La généralisation d’Internet et du numérique a mis le problème de la gratuité au centre des préoccupations de nombreux industriels et économistes. À la suite de la publication de plusieurs ouvrages sur ce thème, Le Débat a invité Jean-Noël Jeanneney et Daniel Cohen a se pencher sur la question. Leurs conclusions les opposent.


Jean-Noël Jeanneney critique de l'illusion de la culture gratuite

Jean-Noël Jeanneney dénonce les illusions et les hypocrisies de la culture gratuite. L’ancien directeur de la Bibliothèque Nationale de France consacre de nombreuses pages à faire l’histoire des modèles de gratuité existants depuis l’école de Jules Ferry à la mise en place de la redevance audiovisuelle. Déçu de l’expérience TF1, il rejette avec vigueur le modèle publicitaire qui pèse sur le consommateur sans pour autant assurer ni indépendance, ni diversité culturelle. Il rappelle avec utilité que les débats qui ont entouré la loi DADVSI ne sont que la redite des arbitrages similaires qui ont eu lieu au siècle dernier.

Enfin, ce n’est qu’à l’approche de ses dernières lignes que Jean-Noël Jeanneney s’intéresse à la question de la gratuité sur Internet. À ses yeux, la chose semble entendue. La gratuité “ne prépare pas à apprécier les oeuvres, opprime les créateurs passés ou présents et favorise les best-sellers et les oeuvres déjà rémunérées autrement.” Elle s’impose “aux dépens de ce qui est neuf, original, fécond pour la suite.”

De son point de vue, Internet ne serait donc pas un média différent de la télévision ou de la radio. La généralisation du numérique ne changerait rien à la chaîne de valeur de la culture. Il suffirait en fait de développer les mécanismes de paiement à l’acte sécurisés et de les imposer contre les modèles du gratuit à la Google.


Défense des mérites du modèle du gratuit par Daniel Cohen

Du coté de Daniel Cohen en revanche, c’est le modèle du gratuit qui est en danger et dont les mérites  doivent être défendus contre ses ennemis. Après avoir rappelé que rien n’interdit à plusieurs personnes d’écouter la même musique en même temps, le professeur d’économie à l’École normale supérieure décrit les conséquences qui découlent de cette différence fondamentale entre l’économie matérielle et l’économie immatérielle.

Pour les industries, la révolution de la gratuité sur Internet est surtout liée à la gratuité du support. La gloire de l’industrie du disque est récente et surtout liée au passage des disques analogiques aux cds numériques pendant les années 80 et 90. Pour Daniel Cohen, les nouvelles technologies ont permis aux industries culturelles de gagner beaucoup sans y être pour grand-chose. Leur refus d’adopter les modèles de la nouvelle économie est le résultat d’un calcul opportuniste et temporaire.

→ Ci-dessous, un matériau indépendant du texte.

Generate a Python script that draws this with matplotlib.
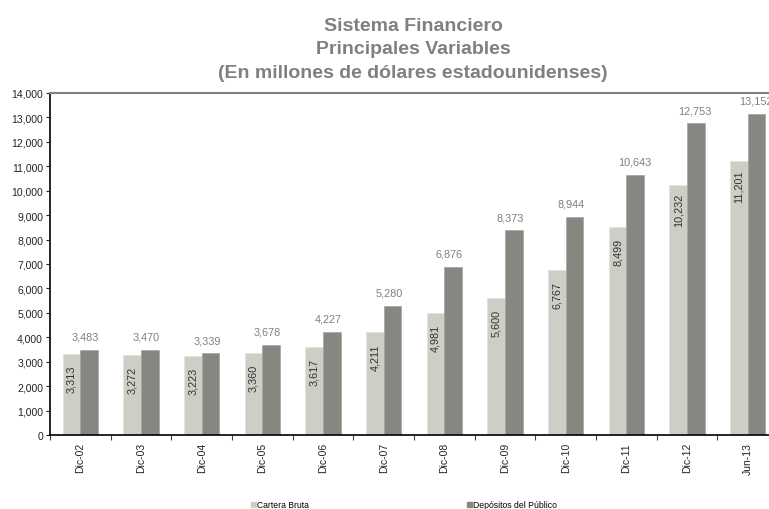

Car le paiement à l’acte est le pire des systèmes. L’idée que rien n’est gratuit est à la fois trivialement vraie et trivialement fausse. Le coût de la publicité se reflète naturellement dans le prix des biens consommés, mais le mode de tarification d’un bien a une influence décisive sur le bien-être des consommateurs. La question du gratuit touche autant à l’intérêt privé des industriels de la culture qu’à l’intérêt général du public. Elle recoupe des problèmes plus graves comme ceux qui régissent aujourd’hui la protection des médicaments.

Comment écarter des modèles qui éviteraient de priver des gens de la jouissance d’un bien alors même qu’ils pourraient en profiter sans nuire à la consommation qui en est faite par autrui ?

La réponse de Daniel Cohen à Jean-Noël Jeanneney est directe et sans ambages. Les industriels de la culture ne sont pas plus en danger que lorsque que lors de l’apparition de la radio ou des magnétophones. Leur modèle de paiement à l’acte est condamné à disparaître malgré eux.


Reconnaître la spécificité culturelle de l'Internet

Des solutions pragmatiques commencent déjà à apparaître et l’actualité donnent raison à Daniel Cohen. On est donc plutôt surpris de le voir adoucir son analyse en affirmant comprendre la nécessité d’imposer des peines symboliques au consommateur récalcitrant. Il s’agit, selon lui, de préserver l’interdit pour faire émerger des solutions économiquement rationnelles.

Ne s’agirait-il pas plutôt d’une ultime réticence à reconnaître la spécificité de l’Internet ? Au-delà des divergences de modèles économiques, c’est le rôle fondamental désormais accordé au public et à l’individu qui jette l’industrie culturelle dans le désarroi. Jean-Noël Jeanneney et Daniel Cohen tournent tous deux autour du caractère d’intérêt général de l’économie culturelle qui doit autant assurer la production des connaissances que leur diffusion au plus grand nombre. Mais cette analyse-là reste encore à écrire.